Kasi girl Lebohang Lebogo first drone pilot to deliver blood
Lebohang Lebogo will be the first drone pilot for the South African National Blood Service (SANBS), delivering emergency blood to remote rural areas in the country whenever the need arises.
The 29-year-old from Kagiso, west of Johanneburg, will be manning the TRON Unmanned Aerial Vehicle (UAV) which is a highly specialised aircraft that will be used to transport blood from blood banks to hospitals in areas that are not so easily reachable.
"I've always wanted to be a pilot but my parents could not afford to take me to aviation school. So my mom told me about an opportunity to work as a temp at the blood bank," she said.
Lebogo, who is the daughter of a nurse and a mineworker, said she started at the SANBS in 2008 as a donor attendant while she was still a teenager.
"I would watch on the donors and get them juice after their donations," she said.
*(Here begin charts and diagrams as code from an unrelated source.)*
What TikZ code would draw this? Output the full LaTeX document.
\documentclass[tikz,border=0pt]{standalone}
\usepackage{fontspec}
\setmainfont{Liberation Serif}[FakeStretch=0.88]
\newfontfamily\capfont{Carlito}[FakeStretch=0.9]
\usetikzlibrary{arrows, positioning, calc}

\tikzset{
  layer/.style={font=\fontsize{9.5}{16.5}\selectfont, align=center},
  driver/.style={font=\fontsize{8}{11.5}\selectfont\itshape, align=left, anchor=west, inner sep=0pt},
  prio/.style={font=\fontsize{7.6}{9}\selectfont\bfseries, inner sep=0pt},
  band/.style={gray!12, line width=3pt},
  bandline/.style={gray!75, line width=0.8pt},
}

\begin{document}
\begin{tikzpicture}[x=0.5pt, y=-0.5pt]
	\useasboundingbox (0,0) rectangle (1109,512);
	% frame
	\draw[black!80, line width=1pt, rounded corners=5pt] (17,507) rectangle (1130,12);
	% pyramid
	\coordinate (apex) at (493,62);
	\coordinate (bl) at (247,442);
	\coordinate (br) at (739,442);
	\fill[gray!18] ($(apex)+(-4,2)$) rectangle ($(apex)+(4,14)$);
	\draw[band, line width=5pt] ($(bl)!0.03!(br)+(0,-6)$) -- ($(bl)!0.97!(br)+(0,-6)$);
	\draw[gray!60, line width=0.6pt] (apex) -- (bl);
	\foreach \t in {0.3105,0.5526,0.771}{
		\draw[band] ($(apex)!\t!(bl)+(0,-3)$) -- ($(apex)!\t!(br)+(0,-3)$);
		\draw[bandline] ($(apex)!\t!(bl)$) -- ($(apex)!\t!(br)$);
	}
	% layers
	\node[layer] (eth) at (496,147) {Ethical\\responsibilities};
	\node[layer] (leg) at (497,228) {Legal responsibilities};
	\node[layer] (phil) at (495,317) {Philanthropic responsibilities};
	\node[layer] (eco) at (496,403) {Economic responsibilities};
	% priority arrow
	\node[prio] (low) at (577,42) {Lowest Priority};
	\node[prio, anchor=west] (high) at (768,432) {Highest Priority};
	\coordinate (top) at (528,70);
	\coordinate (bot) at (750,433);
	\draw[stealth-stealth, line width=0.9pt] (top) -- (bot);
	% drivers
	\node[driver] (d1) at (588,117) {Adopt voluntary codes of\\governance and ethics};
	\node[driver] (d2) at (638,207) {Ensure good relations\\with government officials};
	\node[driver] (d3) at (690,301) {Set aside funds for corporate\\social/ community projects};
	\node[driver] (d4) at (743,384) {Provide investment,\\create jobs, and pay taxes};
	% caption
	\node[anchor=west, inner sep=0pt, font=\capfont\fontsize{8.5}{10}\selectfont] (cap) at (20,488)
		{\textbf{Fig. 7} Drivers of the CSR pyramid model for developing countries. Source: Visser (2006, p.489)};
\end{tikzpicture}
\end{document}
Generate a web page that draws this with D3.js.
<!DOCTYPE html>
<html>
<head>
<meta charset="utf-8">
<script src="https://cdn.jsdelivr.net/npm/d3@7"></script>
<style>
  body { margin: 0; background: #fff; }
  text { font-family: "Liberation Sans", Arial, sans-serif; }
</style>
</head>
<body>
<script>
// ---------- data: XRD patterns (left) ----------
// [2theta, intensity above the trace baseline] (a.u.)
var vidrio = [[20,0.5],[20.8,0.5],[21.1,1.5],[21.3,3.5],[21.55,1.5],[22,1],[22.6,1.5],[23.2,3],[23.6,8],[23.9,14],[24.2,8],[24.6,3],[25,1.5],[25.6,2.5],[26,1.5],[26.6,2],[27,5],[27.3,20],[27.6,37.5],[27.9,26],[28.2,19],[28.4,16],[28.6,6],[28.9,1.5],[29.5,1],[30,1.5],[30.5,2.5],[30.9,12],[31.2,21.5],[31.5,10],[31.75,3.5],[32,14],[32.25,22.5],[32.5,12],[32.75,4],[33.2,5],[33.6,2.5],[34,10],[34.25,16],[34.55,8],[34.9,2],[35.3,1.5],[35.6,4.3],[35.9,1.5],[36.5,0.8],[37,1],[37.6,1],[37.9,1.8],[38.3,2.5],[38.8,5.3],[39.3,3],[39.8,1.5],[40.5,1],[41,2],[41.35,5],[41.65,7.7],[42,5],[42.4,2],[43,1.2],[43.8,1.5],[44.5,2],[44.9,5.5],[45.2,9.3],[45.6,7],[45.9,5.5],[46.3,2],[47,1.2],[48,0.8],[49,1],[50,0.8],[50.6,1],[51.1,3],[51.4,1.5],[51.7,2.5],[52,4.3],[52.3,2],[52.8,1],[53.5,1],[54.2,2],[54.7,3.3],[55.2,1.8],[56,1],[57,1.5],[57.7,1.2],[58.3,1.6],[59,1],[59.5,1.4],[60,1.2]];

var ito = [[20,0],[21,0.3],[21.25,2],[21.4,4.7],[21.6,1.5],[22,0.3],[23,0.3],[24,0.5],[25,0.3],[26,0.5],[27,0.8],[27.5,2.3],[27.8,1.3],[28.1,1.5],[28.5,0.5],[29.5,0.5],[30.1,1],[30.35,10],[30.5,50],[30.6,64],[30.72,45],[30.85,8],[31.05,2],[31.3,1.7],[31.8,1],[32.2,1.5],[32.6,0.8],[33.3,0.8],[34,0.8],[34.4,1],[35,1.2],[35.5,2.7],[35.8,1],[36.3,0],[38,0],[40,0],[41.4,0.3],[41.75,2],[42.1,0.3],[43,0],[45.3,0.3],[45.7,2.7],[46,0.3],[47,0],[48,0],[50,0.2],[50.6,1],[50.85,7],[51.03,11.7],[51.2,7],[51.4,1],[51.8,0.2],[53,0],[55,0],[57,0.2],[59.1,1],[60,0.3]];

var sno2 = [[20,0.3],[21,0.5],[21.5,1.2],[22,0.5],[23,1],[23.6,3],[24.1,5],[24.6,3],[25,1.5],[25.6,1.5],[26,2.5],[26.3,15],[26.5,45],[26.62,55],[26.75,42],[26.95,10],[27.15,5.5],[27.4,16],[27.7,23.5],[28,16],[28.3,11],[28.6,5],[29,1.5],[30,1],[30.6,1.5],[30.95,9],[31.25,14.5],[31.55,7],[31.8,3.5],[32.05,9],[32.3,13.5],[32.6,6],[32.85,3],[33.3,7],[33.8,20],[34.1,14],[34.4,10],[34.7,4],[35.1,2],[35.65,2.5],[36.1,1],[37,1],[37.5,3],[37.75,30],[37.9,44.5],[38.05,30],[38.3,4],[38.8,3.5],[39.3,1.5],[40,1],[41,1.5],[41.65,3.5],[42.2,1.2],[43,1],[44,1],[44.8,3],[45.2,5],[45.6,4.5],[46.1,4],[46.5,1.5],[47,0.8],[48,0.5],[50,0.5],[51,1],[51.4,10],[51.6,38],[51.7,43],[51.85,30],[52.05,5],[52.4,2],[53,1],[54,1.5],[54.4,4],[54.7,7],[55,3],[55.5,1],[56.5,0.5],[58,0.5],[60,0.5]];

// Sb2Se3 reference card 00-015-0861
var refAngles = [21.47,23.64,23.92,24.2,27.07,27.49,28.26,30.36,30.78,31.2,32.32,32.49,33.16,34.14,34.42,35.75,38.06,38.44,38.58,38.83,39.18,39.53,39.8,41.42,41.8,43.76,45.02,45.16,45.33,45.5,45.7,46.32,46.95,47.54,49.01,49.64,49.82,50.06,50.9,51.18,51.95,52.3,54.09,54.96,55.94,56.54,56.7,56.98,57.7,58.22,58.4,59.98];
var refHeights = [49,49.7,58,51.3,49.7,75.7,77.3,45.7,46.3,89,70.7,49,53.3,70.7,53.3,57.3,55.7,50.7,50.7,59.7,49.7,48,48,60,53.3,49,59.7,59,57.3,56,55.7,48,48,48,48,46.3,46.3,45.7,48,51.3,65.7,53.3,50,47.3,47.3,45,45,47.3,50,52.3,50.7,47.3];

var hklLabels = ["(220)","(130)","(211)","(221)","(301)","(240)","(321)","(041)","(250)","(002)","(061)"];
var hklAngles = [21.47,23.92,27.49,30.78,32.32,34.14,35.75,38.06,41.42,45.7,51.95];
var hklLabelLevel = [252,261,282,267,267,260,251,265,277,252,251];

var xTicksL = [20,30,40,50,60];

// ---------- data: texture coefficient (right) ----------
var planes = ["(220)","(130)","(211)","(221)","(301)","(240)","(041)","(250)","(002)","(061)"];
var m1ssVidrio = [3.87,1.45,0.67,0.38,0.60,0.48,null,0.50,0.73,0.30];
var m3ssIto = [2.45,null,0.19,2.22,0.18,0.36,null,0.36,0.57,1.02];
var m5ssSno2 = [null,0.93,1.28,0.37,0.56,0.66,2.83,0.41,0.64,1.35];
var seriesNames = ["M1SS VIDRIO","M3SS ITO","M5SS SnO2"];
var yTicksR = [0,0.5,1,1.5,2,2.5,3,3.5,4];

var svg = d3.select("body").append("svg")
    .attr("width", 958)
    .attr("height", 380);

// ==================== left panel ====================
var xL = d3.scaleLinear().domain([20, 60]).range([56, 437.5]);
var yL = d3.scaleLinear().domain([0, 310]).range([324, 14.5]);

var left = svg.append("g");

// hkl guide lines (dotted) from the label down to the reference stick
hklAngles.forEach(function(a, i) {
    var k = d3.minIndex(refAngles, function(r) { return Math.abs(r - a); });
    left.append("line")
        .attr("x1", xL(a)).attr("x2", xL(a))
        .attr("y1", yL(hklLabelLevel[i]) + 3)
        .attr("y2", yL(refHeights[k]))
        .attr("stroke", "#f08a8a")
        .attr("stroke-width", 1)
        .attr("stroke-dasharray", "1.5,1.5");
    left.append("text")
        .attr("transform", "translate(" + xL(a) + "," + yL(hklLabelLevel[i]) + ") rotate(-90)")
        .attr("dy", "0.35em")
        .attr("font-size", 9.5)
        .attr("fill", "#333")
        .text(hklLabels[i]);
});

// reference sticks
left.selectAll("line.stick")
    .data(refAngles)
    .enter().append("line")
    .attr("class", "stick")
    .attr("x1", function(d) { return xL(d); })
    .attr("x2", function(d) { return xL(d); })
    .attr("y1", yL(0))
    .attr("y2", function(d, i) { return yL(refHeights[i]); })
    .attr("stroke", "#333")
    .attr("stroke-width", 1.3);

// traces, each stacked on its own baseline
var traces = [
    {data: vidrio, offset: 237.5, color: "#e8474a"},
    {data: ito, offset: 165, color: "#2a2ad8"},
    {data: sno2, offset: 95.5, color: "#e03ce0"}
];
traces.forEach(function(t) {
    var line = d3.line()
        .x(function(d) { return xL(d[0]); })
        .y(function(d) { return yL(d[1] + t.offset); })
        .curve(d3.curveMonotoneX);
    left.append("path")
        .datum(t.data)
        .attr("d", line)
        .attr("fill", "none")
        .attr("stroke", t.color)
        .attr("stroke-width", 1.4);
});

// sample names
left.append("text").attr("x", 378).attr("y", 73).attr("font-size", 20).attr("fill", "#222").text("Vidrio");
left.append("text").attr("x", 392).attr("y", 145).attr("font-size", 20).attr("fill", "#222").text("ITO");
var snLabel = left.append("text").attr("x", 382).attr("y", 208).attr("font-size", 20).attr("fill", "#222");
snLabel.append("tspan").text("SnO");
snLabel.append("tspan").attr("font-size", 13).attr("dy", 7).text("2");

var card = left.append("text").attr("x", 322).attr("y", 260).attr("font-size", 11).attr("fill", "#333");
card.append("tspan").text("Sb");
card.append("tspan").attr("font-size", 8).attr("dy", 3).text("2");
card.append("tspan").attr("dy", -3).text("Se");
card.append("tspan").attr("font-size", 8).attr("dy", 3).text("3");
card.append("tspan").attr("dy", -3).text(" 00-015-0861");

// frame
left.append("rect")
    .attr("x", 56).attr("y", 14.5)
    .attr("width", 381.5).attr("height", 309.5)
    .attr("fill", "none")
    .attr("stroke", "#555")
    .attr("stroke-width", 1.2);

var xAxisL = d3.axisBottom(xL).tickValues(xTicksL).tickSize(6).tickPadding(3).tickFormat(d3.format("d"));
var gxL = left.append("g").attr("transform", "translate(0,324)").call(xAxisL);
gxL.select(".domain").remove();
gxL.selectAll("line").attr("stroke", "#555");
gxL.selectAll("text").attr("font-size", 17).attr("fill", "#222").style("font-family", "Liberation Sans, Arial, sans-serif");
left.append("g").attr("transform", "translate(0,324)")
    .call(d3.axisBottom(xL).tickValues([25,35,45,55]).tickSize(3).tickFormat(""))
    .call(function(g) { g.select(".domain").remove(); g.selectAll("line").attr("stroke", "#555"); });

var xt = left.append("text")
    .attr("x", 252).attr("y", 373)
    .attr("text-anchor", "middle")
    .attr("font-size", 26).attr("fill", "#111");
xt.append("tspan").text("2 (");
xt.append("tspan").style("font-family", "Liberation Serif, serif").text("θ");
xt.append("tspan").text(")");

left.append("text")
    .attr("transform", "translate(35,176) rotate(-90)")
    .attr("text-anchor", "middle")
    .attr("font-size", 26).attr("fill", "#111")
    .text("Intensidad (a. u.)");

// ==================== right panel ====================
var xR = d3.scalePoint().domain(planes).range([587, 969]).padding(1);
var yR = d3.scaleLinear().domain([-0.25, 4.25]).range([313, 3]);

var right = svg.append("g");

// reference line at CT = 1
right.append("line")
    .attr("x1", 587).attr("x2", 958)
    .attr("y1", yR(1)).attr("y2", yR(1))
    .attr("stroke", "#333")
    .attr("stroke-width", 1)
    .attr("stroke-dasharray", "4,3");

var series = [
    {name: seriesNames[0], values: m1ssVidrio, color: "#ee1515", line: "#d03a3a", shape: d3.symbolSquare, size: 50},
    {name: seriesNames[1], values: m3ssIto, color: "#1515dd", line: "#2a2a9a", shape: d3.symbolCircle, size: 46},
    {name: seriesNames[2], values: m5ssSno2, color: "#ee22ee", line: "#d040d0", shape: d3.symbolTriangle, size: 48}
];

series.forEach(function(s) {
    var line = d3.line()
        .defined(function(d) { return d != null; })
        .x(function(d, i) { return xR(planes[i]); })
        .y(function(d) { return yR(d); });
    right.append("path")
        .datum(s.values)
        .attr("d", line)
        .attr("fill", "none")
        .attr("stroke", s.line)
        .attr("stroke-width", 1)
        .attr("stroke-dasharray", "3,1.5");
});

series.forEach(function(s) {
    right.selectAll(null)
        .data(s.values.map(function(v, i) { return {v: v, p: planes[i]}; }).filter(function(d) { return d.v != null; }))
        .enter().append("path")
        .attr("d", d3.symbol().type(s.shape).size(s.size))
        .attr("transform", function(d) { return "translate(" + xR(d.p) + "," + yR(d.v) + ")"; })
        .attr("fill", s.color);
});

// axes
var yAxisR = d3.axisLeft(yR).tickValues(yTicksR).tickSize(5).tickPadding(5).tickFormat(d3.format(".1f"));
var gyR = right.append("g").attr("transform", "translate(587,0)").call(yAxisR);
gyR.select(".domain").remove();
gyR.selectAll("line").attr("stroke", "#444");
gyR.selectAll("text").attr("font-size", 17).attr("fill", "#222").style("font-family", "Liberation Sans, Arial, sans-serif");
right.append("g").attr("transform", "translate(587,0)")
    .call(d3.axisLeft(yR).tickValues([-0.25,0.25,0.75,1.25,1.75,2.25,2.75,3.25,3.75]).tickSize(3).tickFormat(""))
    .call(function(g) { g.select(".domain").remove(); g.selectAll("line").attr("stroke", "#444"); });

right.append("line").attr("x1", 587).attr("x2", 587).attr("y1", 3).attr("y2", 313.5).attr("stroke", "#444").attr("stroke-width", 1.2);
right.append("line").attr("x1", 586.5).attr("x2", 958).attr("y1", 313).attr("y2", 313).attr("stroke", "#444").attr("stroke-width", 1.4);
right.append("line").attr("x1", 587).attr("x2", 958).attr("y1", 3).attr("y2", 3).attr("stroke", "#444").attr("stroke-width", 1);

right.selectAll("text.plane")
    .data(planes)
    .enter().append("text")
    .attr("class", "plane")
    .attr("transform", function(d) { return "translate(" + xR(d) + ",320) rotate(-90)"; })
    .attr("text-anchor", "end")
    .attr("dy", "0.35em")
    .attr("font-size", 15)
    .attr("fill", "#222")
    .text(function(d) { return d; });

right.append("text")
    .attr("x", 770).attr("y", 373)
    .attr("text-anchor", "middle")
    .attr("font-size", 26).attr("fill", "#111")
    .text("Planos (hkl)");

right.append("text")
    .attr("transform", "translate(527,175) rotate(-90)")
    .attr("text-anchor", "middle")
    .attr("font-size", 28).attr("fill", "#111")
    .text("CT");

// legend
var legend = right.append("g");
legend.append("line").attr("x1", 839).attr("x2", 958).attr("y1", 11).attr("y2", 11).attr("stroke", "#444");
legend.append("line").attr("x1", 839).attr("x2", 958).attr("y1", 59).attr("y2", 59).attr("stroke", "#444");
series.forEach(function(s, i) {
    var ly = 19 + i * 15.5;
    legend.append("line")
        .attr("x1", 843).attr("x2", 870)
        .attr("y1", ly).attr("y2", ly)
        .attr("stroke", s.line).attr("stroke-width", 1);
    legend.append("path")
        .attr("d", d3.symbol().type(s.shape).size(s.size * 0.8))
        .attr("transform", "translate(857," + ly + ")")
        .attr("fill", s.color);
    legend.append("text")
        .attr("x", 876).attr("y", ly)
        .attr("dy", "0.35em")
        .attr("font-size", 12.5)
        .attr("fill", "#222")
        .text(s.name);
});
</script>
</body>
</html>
Lebogo said after years at the SANBS she realised the importance of citizens donating blood to save lives.
Although she enjoyed her job, Lebogo said she eventually went to study international travel at College Campus before going back to the SANBS to train as a medical technician in 2011.
She told Sowetan that she went through a training programme for two years before she was hired permanently.
The dream to become a pilot never dissipated and she decided to put herself through school to achieve her goals.
"Right now I have my student licence and I'm working towards getting my private licence," she said.
"I get emotional when I think about how my dream is coming true. God knows how much I wanted this. I used to ask myself why this is taking so long, and now things are finally aligning.
"This has made me to work even harder for my licence."
Dr Jonathan Louw, CEO of the SANBS, said the rollout of drone technology is part of the SANBS' plan to use innovation to save lives.
"We believe that this is an innovative step in the history of blood transfer.
"SANBS is determined to improve rapid access to life-saving blood products in rural areas. Patients can receive emergency 'O negative' blood from one of our blood banks through the use of drones," he said.
"The same drone can then take that patient's blood sample to the blood bank for comprehensive cross-matching and rapidly deliver compatible blood back to the patient."